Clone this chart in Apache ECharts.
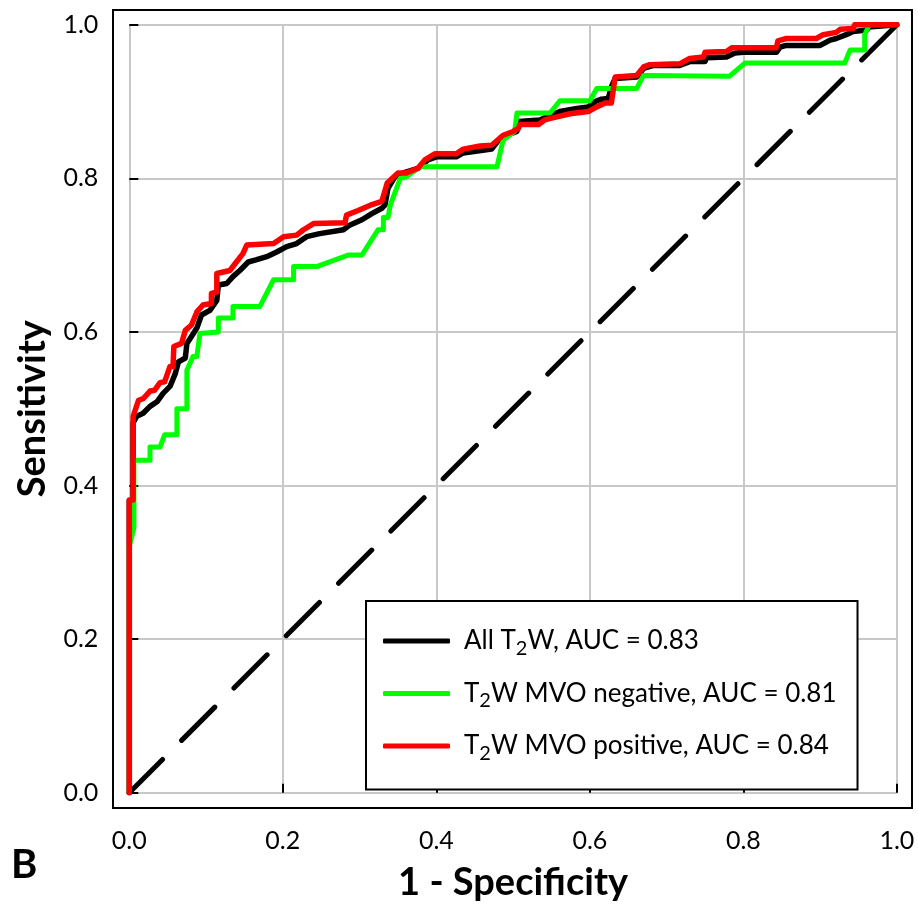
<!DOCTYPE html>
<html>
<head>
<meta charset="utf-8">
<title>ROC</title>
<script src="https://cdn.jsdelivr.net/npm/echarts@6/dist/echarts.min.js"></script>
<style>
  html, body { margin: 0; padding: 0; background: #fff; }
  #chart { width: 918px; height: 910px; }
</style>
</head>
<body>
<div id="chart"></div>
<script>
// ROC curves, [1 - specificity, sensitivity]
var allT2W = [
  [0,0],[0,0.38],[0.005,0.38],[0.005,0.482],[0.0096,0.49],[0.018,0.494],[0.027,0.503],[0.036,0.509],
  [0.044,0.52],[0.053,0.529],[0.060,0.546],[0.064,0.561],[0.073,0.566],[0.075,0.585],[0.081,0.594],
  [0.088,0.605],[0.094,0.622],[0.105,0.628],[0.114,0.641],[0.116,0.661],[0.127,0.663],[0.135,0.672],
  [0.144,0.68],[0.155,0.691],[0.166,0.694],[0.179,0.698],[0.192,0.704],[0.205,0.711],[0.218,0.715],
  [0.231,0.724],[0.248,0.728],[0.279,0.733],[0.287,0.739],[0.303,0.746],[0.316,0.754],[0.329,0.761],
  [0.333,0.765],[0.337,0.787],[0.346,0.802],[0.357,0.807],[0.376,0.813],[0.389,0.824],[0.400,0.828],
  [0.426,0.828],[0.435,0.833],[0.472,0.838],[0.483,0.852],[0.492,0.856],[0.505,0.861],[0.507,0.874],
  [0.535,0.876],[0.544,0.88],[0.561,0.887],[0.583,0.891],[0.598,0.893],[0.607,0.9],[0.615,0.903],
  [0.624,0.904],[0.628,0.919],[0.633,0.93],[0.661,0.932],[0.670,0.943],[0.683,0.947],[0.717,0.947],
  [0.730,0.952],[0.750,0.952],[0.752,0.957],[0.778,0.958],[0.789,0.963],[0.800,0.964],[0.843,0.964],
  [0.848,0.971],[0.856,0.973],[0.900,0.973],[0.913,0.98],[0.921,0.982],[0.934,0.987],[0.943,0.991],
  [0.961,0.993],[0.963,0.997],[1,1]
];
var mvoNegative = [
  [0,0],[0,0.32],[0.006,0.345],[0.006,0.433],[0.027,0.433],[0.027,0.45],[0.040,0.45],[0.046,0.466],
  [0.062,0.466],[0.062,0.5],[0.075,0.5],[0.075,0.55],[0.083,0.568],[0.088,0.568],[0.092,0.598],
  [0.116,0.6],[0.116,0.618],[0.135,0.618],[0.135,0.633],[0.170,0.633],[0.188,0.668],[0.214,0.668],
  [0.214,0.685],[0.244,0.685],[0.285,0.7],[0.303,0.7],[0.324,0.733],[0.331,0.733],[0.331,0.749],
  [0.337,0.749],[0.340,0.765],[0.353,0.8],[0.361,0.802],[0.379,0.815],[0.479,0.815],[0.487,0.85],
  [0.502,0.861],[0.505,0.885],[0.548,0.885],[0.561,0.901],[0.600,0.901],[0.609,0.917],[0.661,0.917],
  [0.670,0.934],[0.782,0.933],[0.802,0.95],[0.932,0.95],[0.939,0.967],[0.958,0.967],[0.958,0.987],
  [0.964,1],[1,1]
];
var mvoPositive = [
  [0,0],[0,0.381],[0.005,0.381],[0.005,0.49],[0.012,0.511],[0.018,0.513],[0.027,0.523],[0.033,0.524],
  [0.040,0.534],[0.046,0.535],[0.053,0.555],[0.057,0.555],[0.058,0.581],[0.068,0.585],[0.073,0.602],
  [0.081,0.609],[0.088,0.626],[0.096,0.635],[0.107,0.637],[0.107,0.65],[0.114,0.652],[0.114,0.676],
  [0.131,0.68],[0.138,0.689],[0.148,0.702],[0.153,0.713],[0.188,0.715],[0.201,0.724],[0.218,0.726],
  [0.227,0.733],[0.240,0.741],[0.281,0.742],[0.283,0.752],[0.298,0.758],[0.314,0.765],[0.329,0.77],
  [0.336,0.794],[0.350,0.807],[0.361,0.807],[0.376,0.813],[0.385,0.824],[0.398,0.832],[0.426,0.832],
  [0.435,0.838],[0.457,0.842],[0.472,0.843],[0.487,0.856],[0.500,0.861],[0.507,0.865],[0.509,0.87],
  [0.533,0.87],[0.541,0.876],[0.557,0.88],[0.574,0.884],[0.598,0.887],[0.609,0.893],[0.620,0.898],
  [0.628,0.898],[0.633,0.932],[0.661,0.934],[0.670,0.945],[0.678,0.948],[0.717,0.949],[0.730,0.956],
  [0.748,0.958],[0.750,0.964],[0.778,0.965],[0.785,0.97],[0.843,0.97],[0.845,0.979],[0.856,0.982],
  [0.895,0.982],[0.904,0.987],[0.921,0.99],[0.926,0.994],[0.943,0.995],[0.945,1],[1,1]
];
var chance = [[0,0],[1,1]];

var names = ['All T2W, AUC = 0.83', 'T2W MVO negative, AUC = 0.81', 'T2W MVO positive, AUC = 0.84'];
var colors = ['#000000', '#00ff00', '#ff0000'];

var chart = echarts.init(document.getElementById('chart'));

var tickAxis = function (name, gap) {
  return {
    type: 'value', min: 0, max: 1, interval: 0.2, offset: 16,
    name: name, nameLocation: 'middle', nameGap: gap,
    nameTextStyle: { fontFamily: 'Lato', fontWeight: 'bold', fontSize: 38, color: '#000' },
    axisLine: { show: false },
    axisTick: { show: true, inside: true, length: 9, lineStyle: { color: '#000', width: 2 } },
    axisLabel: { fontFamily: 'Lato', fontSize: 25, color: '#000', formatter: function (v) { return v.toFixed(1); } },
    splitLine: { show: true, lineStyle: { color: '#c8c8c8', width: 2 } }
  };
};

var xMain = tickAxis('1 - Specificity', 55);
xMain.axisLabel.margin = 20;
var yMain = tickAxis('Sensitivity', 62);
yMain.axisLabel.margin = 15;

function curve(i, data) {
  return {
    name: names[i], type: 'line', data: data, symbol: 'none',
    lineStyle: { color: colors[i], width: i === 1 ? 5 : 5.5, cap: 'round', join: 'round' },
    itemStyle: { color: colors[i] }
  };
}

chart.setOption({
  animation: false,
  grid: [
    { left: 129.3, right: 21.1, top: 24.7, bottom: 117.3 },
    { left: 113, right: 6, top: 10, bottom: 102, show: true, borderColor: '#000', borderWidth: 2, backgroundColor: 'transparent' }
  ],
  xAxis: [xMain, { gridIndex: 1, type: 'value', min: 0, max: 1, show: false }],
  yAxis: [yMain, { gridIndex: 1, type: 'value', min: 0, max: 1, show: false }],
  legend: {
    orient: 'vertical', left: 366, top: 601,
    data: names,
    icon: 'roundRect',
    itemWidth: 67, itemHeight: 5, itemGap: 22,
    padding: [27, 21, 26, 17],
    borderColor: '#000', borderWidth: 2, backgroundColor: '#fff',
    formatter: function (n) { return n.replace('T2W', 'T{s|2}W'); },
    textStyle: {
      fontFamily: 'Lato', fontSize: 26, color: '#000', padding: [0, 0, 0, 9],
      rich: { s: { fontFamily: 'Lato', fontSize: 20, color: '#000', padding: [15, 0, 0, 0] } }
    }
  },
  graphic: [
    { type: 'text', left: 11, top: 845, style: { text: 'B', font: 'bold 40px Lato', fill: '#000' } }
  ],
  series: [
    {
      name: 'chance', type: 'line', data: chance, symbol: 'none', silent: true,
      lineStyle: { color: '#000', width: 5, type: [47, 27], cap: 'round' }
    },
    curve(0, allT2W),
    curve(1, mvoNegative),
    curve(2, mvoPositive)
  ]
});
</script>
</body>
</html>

+++++

SET PROBLEM:
Reproduce each line word for word and drop the pictures.

SOLUTION TO THIS TASK:
Clone this chart in Apache ECharts.
<!DOCTYPE html>
<html>
<head>
<meta charset="utf-8">
<title>ROC</title>
<script src="https://cdn.jsdelivr.net/npm/echarts@6/dist/echarts.min.js"></script>
<style>
  html, body { margin: 0; padding: 0; background: #fff; }
  #chart { width: 918px; height: 910px; }
</style>
</head>
<body>
<div id="chart"></div>
<script>
// ROC curves, [1 - specificity, sensitivity]
var allT2W = [
  [0,0],[0,0.38],[0.005,0.38],[0.005,0.482],[0.0096,0.49],[0.018,0.494],[0.027,0.503],[0.036,0.509],
  [0.044,0.52],[0.053,0.529],[0.060,0.546],[0.064,0.561],[0.073,0.566],[0.075,0.585],[0.081,0.594],
  [0.088,0.605],[0.094,0.622],[0.105,0.628],[0.114,0.641],[0.116,0.661],[0.127,0.663],[0.135,0.672],
  [0.144,0.68],[0.155,0.691],[0.166,0.694],[0.179,0.698],[0.192,0.704],[0.205,0.711],[0.218,0.715],
  [0.231,0.724],[0.248,0.728],[0.279,0.733],[0.287,0.739],[0.303,0.746],[0.316,0.754],[0.329,0.761],
  [0.333,0.765],[0.337,0.787],[0.346,0.802],[0.357,0.807],[0.376,0.813],[0.389,0.824],[0.400,0.828],
  [0.426,0.828],[0.435,0.833],[0.472,0.838],[0.483,0.852],[0.492,0.856],[0.505,0.861],[0.507,0.874],
  [0.535,0.876],[0.544,0.88],[0.561,0.887],[0.583,0.891],[0.598,0.893],[0.607,0.9],[0.615,0.903],
  [0.624,0.904],[0.628,0.919],[0.633,0.93],[0.661,0.932],[0.670,0.943],[0.683,0.947],[0.717,0.947],
  [0.730,0.952],[0.750,0.952],[0.752,0.957],[0.778,0.958],[0.789,0.963],[0.800,0.964],[0.843,0.964],
  [0.848,0.971],[0.856,0.973],[0.900,0.973],[0.913,0.98],[0.921,0.982],[0.934,0.987],[0.943,0.991],
  [0.961,0.993],[0.963,0.997],[1,1]
];
var mvoNegative = [
  [0,0],[0,0.32],[0.006,0.345],[0.006,0.433],[0.027,0.433],[0.027,0.45],[0.040,0.45],[0.046,0.466],
  [0.062,0.466],[0.062,0.5],[0.075,0.5],[0.075,0.55],[0.083,0.568],[0.088,0.568],[0.092,0.598],
  [0.116,0.6],[0.116,0.618],[0.135,0.618],[0.135,0.633],[0.170,0.633],[0.188,0.668],[0.214,0.668],
  [0.214,0.685],[0.244,0.685],[0.285,0.7],[0.303,0.7],[0.324,0.733],[0.331,0.733],[0.331,0.749],
  [0.337,0.749],[0.340,0.765],[0.353,0.8],[0.361,0.802],[0.379,0.815],[0.479,0.815],[0.487,0.85],
  [0.502,0.861],[0.505,0.885],[0.548,0.885],[0.561,0.901],[0.600,0.901],[0.609,0.917],[0.661,0.917],
  [0.670,0.934],[0.782,0.933],[0.802,0.95],[0.932,0.95],[0.939,0.967],[0.958,0.967],[0.958,0.987],
  [0.964,1],[1,1]
];
var mvoPositive = [
  [0,0],[0,0.381],[0.005,0.381],[0.005,0.49],[0.012,0.511],[0.018,0.513],[0.027,0.523],[0.033,0.524],
  [0.040,0.534],[0.046,0.535],[0.053,0.555],[0.057,0.555],[0.058,0.581],[0.068,0.585],[0.073,0.602],
  [0.081,0.609],[0.088,0.626],[0.096,0.635],[0.107,0.637],[0.107,0.65],[0.114,0.652],[0.114,0.676],
  [0.131,0.68],[0.138,0.689],[0.148,0.702],[0.153,0.713],[0.188,0.715],[0.201,0.724],[0.218,0.726],
  [0.227,0.733],[0.240,0.741],[0.281,0.742],[0.283,0.752],[0.298,0.758],[0.314,0.765],[0.329,0.77],
  [0.336,0.794],[0.350,0.807],[0.361,0.807],[0.376,0.813],[0.385,0.824],[0.398,0.832],[0.426,0.832],
  [0.435,0.838],[0.457,0.842],[0.472,0.843],[0.487,0.856],[0.500,0.861],[0.507,0.865],[0.509,0.87],
  [0.533,0.87],[0.541,0.876],[0.557,0.88],[0.574,0.884],[0.598,0.887],[0.609,0.893],[0.620,0.898],
  [0.628,0.898],[0.633,0.932],[0.661,0.934],[0.670,0.945],[0.678,0.948],[0.717,0.949],[0.730,0.956],
  [0.748,0.958],[0.750,0.964],[0.778,0.965],[0.785,0.97],[0.843,0.97],[0.845,0.979],[0.856,0.982],
  [0.895,0.982],[0.904,0.987],[0.921,0.99],[0.926,0.994],[0.943,0.995],[0.945,1],[1,1]
];
var chance = [[0,0],[1,1]];

var names = ['All T2W, AUC = 0.83', 'T2W MVO negative, AUC = 0.81', 'T2W MVO positive, AUC = 0.84'];
var colors = ['#000000', '#00ff00', '#ff0000'];

var chart = echarts.init(document.getElementById('chart'));

var tickAxis = function (name, gap) {
  return {
    type: 'value', min: 0, max: 1, interval: 0.2, offset: 16,
    name: name, nameLocation: 'middle', nameGap: gap,
    nameTextStyle: { fontFamily: 'Lato', fontWeight: 'bold', fontSize: 38, color: '#000' },
    axisLine: { show: false },
    axisTick: { show: true, inside: true, length: 9, lineStyle: { color: '#000', width: 2 } },
    axisLabel: { fontFamily: 'Lato', fontSize: 25, color: '#000', formatter: function (v) { return v.toFixed(1); } },
    splitLine: { show: true, lineStyle: { color: '#c8c8c8', width: 2 } }
  };
};

var xMain = tickAxis('1 - Specificity', 55);
xMain.axisLabel.margin = 20;
var yMain = tickAxis('Sensitivity', 62);
yMain.axisLabel.margin = 15;

function curve(i, data) {
  return {
    name: names[i], type: 'line', data: data, symbol: 'none',
    lineStyle: { color: colors[i], width: i === 1 ? 5 : 5.5, cap: 'round', join: 'round' },
    itemStyle: { color: colors[i] }
  };
}

chart.setOption({
  animation: false,
  grid: [
    { left: 129.3, right: 21.1, top: 24.7, bottom: 117.3 },
    { left: 113, right: 6, top: 10, bottom: 102, show: true, borderColor: '#000', borderWidth: 2, backgroundColor: 'transparent' }
  ],
  xAxis: [xMain, { gridIndex: 1, type: 'value', min: 0, max: 1, show: false }],
  yAxis: [yMain, { gridIndex: 1, type: 'value', min: 0, max: 1, show: false }],
  legend: {
    orient: 'vertical', left: 366, top: 601,
    data: names,
    icon: 'roundRect',
    itemWidth: 67, itemHeight: 5, itemGap: 22,
    padding: [27, 21, 26, 17],
    borderColor: '#000', borderWidth: 2, backgroundColor: '#fff',
    formatter: function (n) { return n.replace('T2W', 'T{s|2}W'); },
    textStyle: {
      fontFamily: 'Lato', fontSize: 26, color: '#000', padding: [0, 0, 0, 9],
      rich: { s: { fontFamily: 'Lato', fontSize: 20, color: '#000', padding: [15, 0, 0, 0] } }
    }
  },
  graphic: [
    { type: 'text', left: 11, top: 845, style: { text: 'B', font: 'bold 40px Lato', fill: '#000' } }
  ],
  series: [
    {
      name: 'chance', type: 'line', data: chance, symbol: 'none', silent: true,
      lineStyle: { color: '#000', width: 5, type: [47, 27], cap: 'round' }
    },
    curve(0, allT2W),
    curve(1, mvoNegative),
    curve(2, mvoPositive)
  ]
});
</script>
</body>
</html>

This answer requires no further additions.